*PROVIDED DATA:*

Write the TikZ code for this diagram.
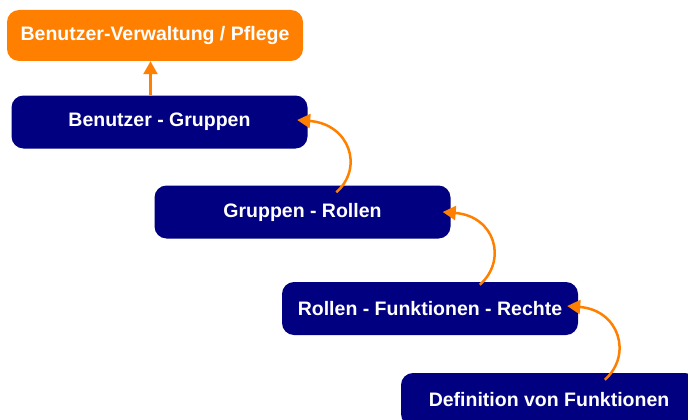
\documentclass[tikz,border=0pt]{standalone}
\usepackage{fontspec}
\setmainfont{Liberation Sans}
\usetikzlibrary{arrows.meta,calc}
\definecolor{navy}{HTML}{000080}
\definecolor{orng}{HTML}{FF7F00}
\begin{document}
\begin{tikzpicture}[x=1pt,y=1pt,
  box/.style={rounded corners=12pt, minimum width=296pt, minimum height=53pt, inner sep=0pt,
    text=white, font=\bfseries\fontsize{19.5}{22}\selectfont},
  navybox/.style={box, fill=navy},
  orbox/.style={box, fill=orng, minimum height=51pt},
  arr/.style={draw=orng, line width=2.5pt, -{Triangle[width=14pt,length=13pt]}}]
\useasboundingbox (0,0) rectangle (688,-420);
\clip (0,0) rectangle (688,-420);
\node[orbox]   (bv)  at (155,-35.5)   {Benutzer-Verwaltung / Pflege};
\node[navybox] (bg)  at (159.5,-122)  {Benutzer - Gruppen};
\node[navybox] (gr)  at (302.5,-212)  {Gruppen - Rollen};
\node[navybox] (rfr) at (430,-308.5)  {Rollen - Funktionen - Rechte};
\node[navybox] (def) at (549,-399.5)  {Definition von Funktionen};
\draw[arr] ([xshift=-9pt]bg.north) -- ([xshift=-9pt]bg.north |- bv.south);
\draw[arr] ($(gr.north west)+(182,-7)$) .. controls +(28,25) and +(52,-4) .. ($(bg.east)+(-10.5,2)$);
\draw[arr] ($(rfr.north west)+(198,-3)$) .. controls +(28,25) and +(52,-4) .. ($(gr.east)+(-8,0)$);
\draw[arr] ($(def.north west)+(204,-7)$) .. controls +(28,25) and +(52,-4) .. ($(rfr.east)+(-11,2.5)$);
\end{tikzpicture}
\end{document}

*THE TASK:* Write out the full listing verbatim, excluding its pictures.

*RESULT OF THIS TASK:*
Write the TikZ code for this diagram.
\documentclass[tikz,border=0pt]{standalone}
\usepackage{fontspec}
\setmainfont{Liberation Sans}
\usetikzlibrary{arrows.meta,calc}
\definecolor{navy}{HTML}{000080}
\definecolor{orng}{HTML}{FF7F00}
\begin{document}
\begin{tikzpicture}[x=1pt,y=1pt,
  box/.style={rounded corners=12pt, minimum width=296pt, minimum height=53pt, inner sep=0pt,
    text=white, font=\bfseries\fontsize{19.5}{22}\selectfont},
  navybox/.style={box, fill=navy},
  orbox/.style={box, fill=orng, minimum height=51pt},
  arr/.style={draw=orng, line width=2.5pt, -{Triangle[width=14pt,length=13pt]}}]
\useasboundingbox (0,0) rectangle (688,-420);
\clip (0,0) rectangle (688,-420);
\node[orbox]   (bv)  at (155,-35.5)   {Benutzer-Verwaltung / Pflege};
\node[navybox] (bg)  at (159.5,-122)  {Benutzer - Gruppen};
\node[navybox] (gr)  at (302.5,-212)  {Gruppen - Rollen};
\node[navybox] (rfr) at (430,-308.5)  {Rollen - Funktionen - Rechte};
\node[navybox] (def) at (549,-399.5)  {Definition von Funktionen};
\draw[arr] ([xshift=-9pt]bg.north) -- ([xshift=-9pt]bg.north |- bv.south);
\draw[arr] ($(gr.north west)+(182,-7)$) .. controls +(28,25) and +(52,-4) .. ($(bg.east)+(-10.5,2)$);
\draw[arr] ($(rfr.north west)+(198,-3)$) .. controls +(28,25) and +(52,-4) .. ($(gr.east)+(-8,0)$);
\draw[arr] ($(def.north west)+(204,-7)$) .. controls +(28,25) and +(52,-4) .. ($(rfr.east)+(-11,2.5)$);
\end{tikzpicture}
\end{document}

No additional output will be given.